From the 1970s to late 2003, Gadhafi's regime sought to acquire key elements of the nuclear-fuel cycle from abroad, notably uranium-enrichment capabilities. Ultimately, during the second half of the 1990s, Libya became a key beneficiary of the illicit proliferation network established by Pakistani scientist Abdul Qadir Khan. The A.Q. Khan network became a pivotal 'target of opportunity' for the regime from 1997 through to 2003, with the Libyans spending millions of dollars in return for significant infusions of nuclear technology and expertise.

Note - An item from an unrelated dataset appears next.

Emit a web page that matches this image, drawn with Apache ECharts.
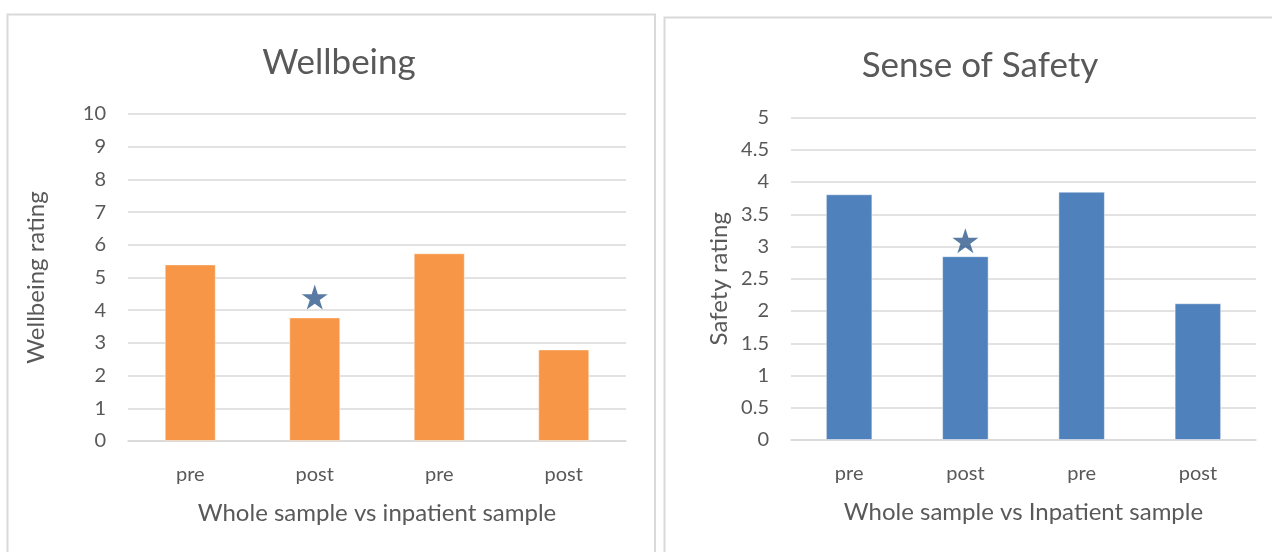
<!DOCTYPE html>
<html>
<head>
<meta charset="utf-8">
<script src="https://cdn.jsdelivr.net/npm/echarts@6/dist/echarts.min.js"></script>
<style>
html,body{margin:0;padding:0;background:#fff;}
#main{width:1272px;height:552px;}
</style>
</head>
<body>
<div id="main"></div>
<script>
// ---- data ----
var categories = ['pre', 'post', 'pre', 'post'];
var wellbeingValues = [5.4, 3.78, 5.74, 2.8];
var safetyValues = [3.81, 2.85, 3.85, 2.12];
var starIndex = 1;               // category index carrying the significance star
var wellbeingStarValue = 4.4;
var safetyStarValue = 3.09;
var wellbeingTicks = { min: 0, max: 10, interval: 1 };
var safetyTicks = { min: 0, max: 5, interval: 0.5 };
var titles = ['Wellbeing', 'Sense of Safety'];
var xNames = ['Whole sample vs inpatient sample', 'Whole sample vs Inpatient sample'];
var yNames = ['Wellbeing rating', 'Safety rating'];

var FONT = 'Lato, "Open Sans", sans-serif';
var TXT = '#595959';
var GRID = '#D9D9D9';
var STAR = 'path://M12,0 L14.8,8.6 L23.8,8.6 L16.5,13.9 L19.3,22.5 L12,17.2 L4.7,22.5 L7.5,13.9 L0.2,8.6 L9.2,8.6 Z';

function xAxis(idx) {
  return {
    type: 'category', gridIndex: idx, data: categories,
    axisLine: { show: true, lineStyle: { color: GRID, width: 1.5 } },
    axisTick: { show: false },
    axisLabel: { color: TXT, fontSize: 20, fontFamily: FONT, margin: 24 },
    name: xNames[idx], nameLocation: 'middle', nameGap: 60,
    nameTextStyle: { color: TXT, fontSize: 24, fontFamily: FONT }
  };
}
function yAxis(idx, t, gap) {
  return {
    type: 'value', gridIndex: idx, min: t.min, max: t.max, interval: t.interval,
    axisLine: { show: false }, axisTick: { show: false },
    splitLine: { lineStyle: { color: GRID, width: 1.5 } },
    axisLabel: { color: TXT, fontSize: 20, fontFamily: FONT, margin: 22 },
    name: yNames[idx], nameLocation: 'middle', nameGap: gap,
    nameTextStyle: { color: TXT, fontSize: 24, fontFamily: FONT }
  };
}

var chart = echarts.init(document.getElementById('main'), null, { renderer: 'canvas' });
chart.setOption({
  backgroundColor: '#fff',
  animation: false,
  title: [
    { text: titles[0], left: 334, top: 40, textAlign: 'center',
      textStyle: { color: TXT, fontSize: 35, fontWeight: 'normal', fontFamily: FONT } },
    { text: titles[1], left: 975, top: 43, textAlign: 'center',
      textStyle: { color: TXT, fontSize: 35, fontWeight: 'normal', fontFamily: FONT } }
  ],
  graphic: [
    { type: 'rect', shape: { x: 7.5, y: 14.5, width: 647.5, height: 560 },
      style: { fill: 'none', stroke: GRID, lineWidth: 2 }, silent: true, z: -1 },
    { type: 'rect', shape: { x: 664.5, y: 17.5, width: 640, height: 560 },
      style: { fill: 'none', stroke: GRID, lineWidth: 2 }, silent: true, z: -1 }
  ],
  grid: [
    { left: 128, right: 646, top: 114, bottom: 111 },
    { left: 791, right: 16, top: 117.5, bottom: 112 }
  ],
  xAxis: [xAxis(0), xAxis(1)],
  yAxis: [yAxis(0, wellbeingTicks, 80), yAxis(1, safetyTicks, 60)],
  series: [
    { type: 'bar', xAxisIndex: 0, yAxisIndex: 0, data: wellbeingValues, barWidth: '41%',
      itemStyle: { color: '#F79646', borderColor: 'rgba(255,255,255,0.45)', borderWidth: 1 } },
    { type: 'scatter', xAxisIndex: 0, yAxisIndex: 0, data: [[starIndex, wellbeingStarValue]],
      symbol: STAR, symbolSize: [26, 25], itemStyle: { color: '#2F5A8C' }, z: 5 },
    { type: 'bar', xAxisIndex: 1, yAxisIndex: 1, data: safetyValues, barWidth: '40%',
      itemStyle: { color: '#4F81BD', borderColor: 'rgba(255,255,255,0.45)', borderWidth: 1 } },
    { type: 'scatter', xAxisIndex: 1, yAxisIndex: 1, data: [[starIndex, safetyStarValue]],
      symbol: STAR, symbolSize: [26, 25], itemStyle: { color: '#2F5A8C' }, z: 5 }
  ]
});
</script>
</body>
</html>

This paper examines Libya's pursuit of a nuclear weapons capability and the factors that in the end influenced the Gadhafi regime to forego its ambitions in this area. It begins by examining the motives underlying Libya's nuclear ambitions from the 1970s through to the 1990s. The motives, or 'drivers', are placed into context through an examination of Gadhafi's foreign and security policies, including the ideological motivations that spawned its radical approach to international relations during this period. This provides the necessary background for examining the drivers in more detail. They revolved primarily around a security imperative, specifically the regime's desire to deter external interference and intervention in Libya by states in its immediate neighbourhood and further afield.